El 3 de enero de ese año, Gaspar de Gauna, que era el alcaide de la fortaleza riosecana, solicitó en nombre del Almirante algunos papeles personales relacionados con la familia Enríquez que habían ido a parar al archivo municipal (el testamento de Fadrique II y “algunas facultades reales”). Por dicho motivo se procedió a organizar la apertura solemne del armario siguiendo el protocolo establecido desde tiempo inmemorial y que era el siguiente: acordar los intervinientes una fecha y una hora exactas para la apertura, reunir a los “claveros” (poseedores de las tres llaves que cerraban la reja y el arca que guardaba los documentos) y avisar a un operario para que preparara el acceso hasta el archivo.

Al requerimiento del Almirante comparecieron Juan de Valencia, como regidor más antiguo de la entonces villa y poseedor de dos de las llaves y Gabriel de Villapadierna y Castro, procurador general de Rioseco que admitió tener la tercera llave. A ellos se sumó en calidad de testigo el sacerdote Luis de Emberes (o Amberes), por ser el cura mayor del templo de Santa María, que realizó su tarea acompañado de otros dos regidores que dieron testimonio del traslado “como era costumbre”.

Para llevar a cabo el encargo se comisionó al carpintero Baltasar Alonso Pardal, vecino de la villa, conocido por pertenecer a la famosa familia de trompeteros aficionados, tan ligados a la historia de la Semana Santa de Rioseco. A éste se le encargó que preparara un cesto de mimbre y una soga, que debería colgarse de una polea adyacente a la puerta del archivo.

El día de autos, dos días después de la petición formal, es decir la víspera de la fiesta de la Epifanía, se reunieron en Santa María a las 2 de la tarde todos los representantes de ambas partes y comenzaron la ceremonia entregando a Baltasar Alonso Pardal las llaves existentes atadas “a unas guarniciones de seda”. Hecho esto, Pardal “se metió en un cesto grande echo para el dicho proposito, y atado con unas maromas, pendientes de una polea”, cuerdas de las que tiraron unos ayudantes de Pardal, hasta elevarle al archivo.  

Al llegar arriba el escribano recogió en el acta que Pardal encontró una puerta “muy fuerte de yerro cerrada con tres candados” y en el hueco de la pared que cerraba dicha reja, “un arca mui fuerte con dos cerraduras”. En ese momento, solicitantes, claveros y testigos le encomendaron que abriera ambas, tomara una porción de los papeles que había dentro y los metiera en el cesto en el que había subido, para bajar después con ellos y revisarlos.

Se extrajeron entonces los documentos requeridos del volumen de 368 hojas al que se hallaban cosidos, se entregaron a Gaspar de Gauna y se pidió a Pardal que subiera de nuevo en el peculiar ascensor, para devolver el resto de los documentos a su lugar de origen.
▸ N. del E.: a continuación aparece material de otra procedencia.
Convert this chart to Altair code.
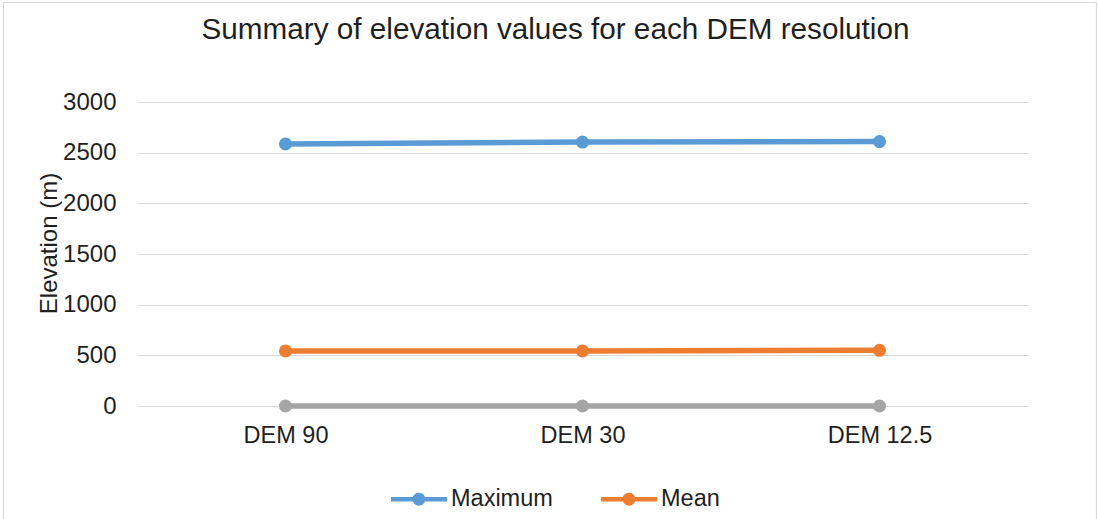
import altair as alt
import pandas as pd

# Elevation summary per DEM resolution (metres)
categories = ["DEM 90", "DEM 30", "DEM 12.5"]
maximum = [2586, 2605, 2609]
mean = [543, 543, 550]
minimum = [0, 0, 0]

series_names = ["Maximum", "Mean"]
series_colors = ["#5B9BD5", "#ED7D31"]
min_color = "#A5A5A5"

rows = []
for name, vals in (("Maximum", maximum), ("Mean", mean)):
    for cat, v in zip(categories, vals):
        rows.append({"resolution": cat, "series": name, "elevation": v})
df = pd.DataFrame(rows)
df_min = pd.DataFrame({"resolution": categories, "elevation": minimum})

FONT = "Liberation Sans"
TEXT = "#1f1f1f"

x_enc = alt.X(
    "resolution:N",
    sort=categories,
    scale=alt.Scale(type="point", padding=0.5),
    axis=alt.Axis(
        title=None, labelAngle=0, ticks=False, domain=False, grid=False,
        labelFontSize=23.5, labelPadding=17, labelColor=TEXT, labelFont=FONT,
    ),
)
y_enc = alt.Y(
    "elevation:Q",
    scale=alt.Scale(domain=[0, 3000], nice=False),
    axis=alt.Axis(
        title="Elevation (m)", values=[0, 500, 1000, 1500, 2000, 2500, 3000],
        format="d",
        ticks=False, domain=False, grid=True, gridColor="#d9d9d9", gridWidth=1.2,
        labelFontSize=24, labelPadding=21, labelColor=TEXT, labelFont=FONT,
        titleFontSize=24, titleFont=FONT, titleColor=TEXT, titleFontWeight="normal",
        titleX=-88, titleY=141, titleBaseline="middle",
    ),
)
color_scale = alt.Scale(domain=series_names, range=series_colors)

# line-with-dot legend glyph in the [-1, 1] unit box
legend_glyph = (
    "M-1,-0.08 L1,-0.08 L1,0.08 L-1,0.08 Z "
    "M-0.23,0 A0.23,0.23 0 1,1 0.23,0 A0.23,0.23 0 1,1 -0.23,0 Z"
)
legend = alt.Legend(
    title=None, orient="none", direction="horizontal",
    legendX=254, legendY=369,
    symbolType=legend_glyph, symbolSize=3136, symbolStrokeWidth=0,
    labelFontSize=23.5, labelFont=FONT, labelColor=TEXT, labelOffset=4,
    columnPadding=48,
)
color_enc = alt.Color("series:N", scale=color_scale, legend=legend)

lines = alt.Chart(df).mark_line(strokeWidth=5.5, strokeCap="round").encode(
    x=x_enc, y=y_enc, color=color_enc,
)
points = alt.Chart(df).mark_point(filled=True, size=170, opacity=1, shape="circle").encode(
    x=x_enc, y=y_enc, color=color_enc,
)
min_line = alt.Chart(df_min).mark_line(strokeWidth=5.5, strokeCap="round", color=min_color).encode(
    x=x_enc, y=y_enc
)
min_points = alt.Chart(df_min).mark_point(filled=True, size=170, opacity=1, shape="circle", color=min_color).encode(
    x=x_enc, y=y_enc
)

# light outer frame around the whole chart
frame = alt.Chart(pd.DataFrame({"f": [0]})).mark_rect(
    fill=None, stroke="#d9d9d9", strokeWidth=1.2
).encode(
    x=alt.value(-133.5), x2=alt.value(959.5), y=alt.value(-99.5), y2=alt.value(430)
)

chart = alt.layer(frame, min_line, min_points, lines, points).properties(
    width=891, height=304,
    title=alt.TitleParams(
        "Summary of elevation values for each DEM resolution",
        fontSize=29.7, font=FONT, color=TEXT, fontWeight="normal",
        anchor="middle", dx=-27, offset=-67, baseline="alphabetic",
    ),
    autosize=alt.AutoSizeParams(type="none"),
    padding={"left": 137, "top": 102, "right": 70, "bottom": 113},
).configure(background="white").configure_view(stroke=None)

chart.save("out.html", embed_options={"renderer": "svg", "actions": False})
Terminada la labor todos los presentes firmaron el acta bajo juramento de haber realizado uno por uno todos los pasos acordados y no haber sustraído ningún otro documento, más que los solicitados por el Almirante. El escrito finaliza el relato de los hechos con una también interesante, aunque por desgracia breve descripción del castillo riosecano. Se recoge la llegada de la comitiva al recinto tras entrar por la puerta principal, que se encontraba cerrada, y depositar los papeles en una habitación sitada dentro de “un cubo que cae a las heras que llaman de los Pozos”, que estaba cerrada a su vez con una puerta de hierro. En este recinto se guaradaba  el archivo familiar de los Enríquez de Cabrera. Se trataría pues de una torre semicircular, situada en la ladera que da al terrero donde hoy se encuentran las conocidas popularmente como Casas del Paseo

Allí permaneció depositado el archivo de los Almirantes de Castilla hasta que extinguido el linaje de los Enríquez a principios del siglo XIX, heredaron sus bienes sus parientes lejanos los Téllez-Girón, duques de Osuna, que los trasladaron a Madrid.